There's some sharp guys on here I'm not one of them:confused: . Well good luck keep pluggin away at it, you'll trace it down.
 
well that makes since. i would change those injectors out with a set that you know are good. if you have another set and are not sure if there good send them out to CODY MOTORSPORTS and he will clean and flow them and make sure all is good and there cheap. once you get them back put them in. if the injectors are still leaking down then you have a ground problem. and about what you said with the prior owner that seems to be the place to look and yes you could hurt a rod if you fill that cylinder up with fuel and tray cranking the motor over thats not good. dont run the motor till you get this figured out. also you could drain the oil and see if it smells like fuel if it does its leaking bad.
 
ok guys, little more info....

checked the fuel pressure 35# with the key in the on position.30# running.
screwed the iac in ,had the wife crank it. ive got no faith in the car at this point. it started! reset the tps at .46/wot 4.49
1)test drove, veh tried to die stepped on the pedal.backed off and touched it really lightly. rpms picked up and it pulled through rpm range fairly well.drove for 2-3 miles stopped for 5-8 min veh was hard to start, but did.
came back reset the tps to .43 didnt check woh this time
2) test drove, some of the off idle bog improved veh pulled ok through rpm range. noticed several times upon acceleration veh would bog and sputter
i have a set of blue top injectors arent they 36#
what are factory injectors?

where should we go from here gents? that is provided it starts tomorrow!

thanks
SS
 
Factory

Factory injectors were 28lbers I believe.

30psi with line on is way looooww.

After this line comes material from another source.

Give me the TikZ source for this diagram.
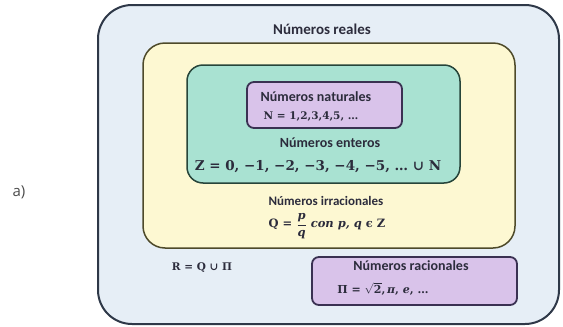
\documentclass[tikz,border=0pt]{standalone}
\usepackage{amsmath}
\usepackage[no-math]{fontspec}
\setmainfont{Carlito}
\newfontfamily\partfont{Open Sans}
\newfontfamily\formulafont{DejaVu Serif}
\definecolor{realfill}{HTML}{E6EEF6}
\definecolor{irrfill}{HTML}{FDF8D2}
\definecolor{intfill}{HTML}{A9E2D2}
\definecolor{natfill}{HTML}{D9C3EA}
\definecolor{setedge}{HTML}{2E3848}
\definecolor{irredge}{HTML}{4E4A2A}
\definecolor{intedge}{HTML}{27453A}
\definecolor{natedge}{HTML}{3A3152}
\definecolor{settext}{HTML}{2C2C3C}

\begin{document}
\begin{tikzpicture}[
  x=1pt,y=-1pt,
  line join=round,
  realset/.style={fill=realfill,draw=setedge,line width=2pt,rounded corners=34pt},
  irrset/.style={fill=irrfill,draw=irredge,line width=1.5pt,rounded corners=22pt},
  intset/.style={fill=intfill,draw=intedge,line width=1.5pt,rounded corners=16pt},
  natset/.style={fill=natfill,draw=natedge,line width=1.8pt,rounded corners=7pt},
  setname/.style={font=\bfseries\fontsize{14}{16}\selectfont,text=settext,inner sep=0pt},
  setmath/.style={font=\formulafont\bfseries\fontsize{13.5}{16}\selectfont,text=settext,inner sep=0pt}
]
  \useasboundingbox (0,0) rectangle (563,327);

  \path[realset] (98,5) rectangle (559,324);
  \path[irrset] (143,43) rectangle (515,248);
  \path[intset] (187,65) rectangle (460,183);
  \path[natset] (247,82) rectangle (402,128);
  \path[natset] (312,257) rectangle (517,305);

  \node[setname,font=\bfseries\fontsize{15}{17}\selectfont] (realname) at (322,29) {Números reales};
  \node[setname] (natname) at (316,97) {Números naturales};
  \node[setmath,font=\formulafont\bfseries\fontsize{10.5}{13}\selectfont] (natdef) at (311,116) {N = 1,2,3,4,5, …};
  \node[setname] (intname) at (330,143) {Números enteros};
  \node[setmath] (intdef) at (318,167) {Z = 0, −1, −2, −3, −4, −5, … ∪ N};
  \node[setname,font=\bfseries\fontsize{13}{15}\selectfont] (irrname) at (326,201) {Números irracionales};
  \node[setmath,font=\formulafont\bfseries\fontsize{11.5}{14}\selectfont] (irrdef) at (327,226)
    {Q = $\dfrac{\text{\itshape p}}{\text{\itshape q}}$ \textit{con p, q} ϵ Z};
  \node[setmath,font=\formulafont\bfseries\fontsize{10.5}{13}\selectfont] (realdef) at (202,268) {R = Q ∪ Π};
  \node[setname] (ratname) at (411,266) {Números racionales};
  \node[setmath,font=\formulafont\bfseries\fontsize{11}{13}\selectfont] (ratdef) at (383,289)
    {Π = $\sqrt{\text{2}}$,\,\textit{π}, \textit{e}, …};

  \node[font=\partfont\fontsize{15}{18}\selectfont,text=black!70] (partlabel) at (19,192) {a)};
\end{tikzpicture}
\end{document}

That's lower then you set an TT emmisions chip.:eek: FP is standardly set at 42.5 if you have an adjustable FPR set her to 42.5 line off and see what she does. If it leaks down more then a couple psi according to you FPG then for sure something is going on with your fuel delivery system.

If you have a injector or 2 washing out it would seem to me like flooding a NA engine, it would/could be hard to start . monitor tps voltage thru simulated acceleration since you can't get to WOT safely yet(key on engine off, you knew that already), to see if voltage is smooth and even. Have your wife push the pedal up and down while you monitor tps voltage from idle to wot. You could have a rough spot in the middle somewhere

With it running now can you do the old MAF test to see if she stumbles? Well at least she's starting and able to take her around the block.

After driving her around did you check plugs to see if any were wet again?
 
good info posted above. you need to get a scan tool on it so you can set IAC and take a look at the blm and int. one thing for sure turn that fuel pressure up.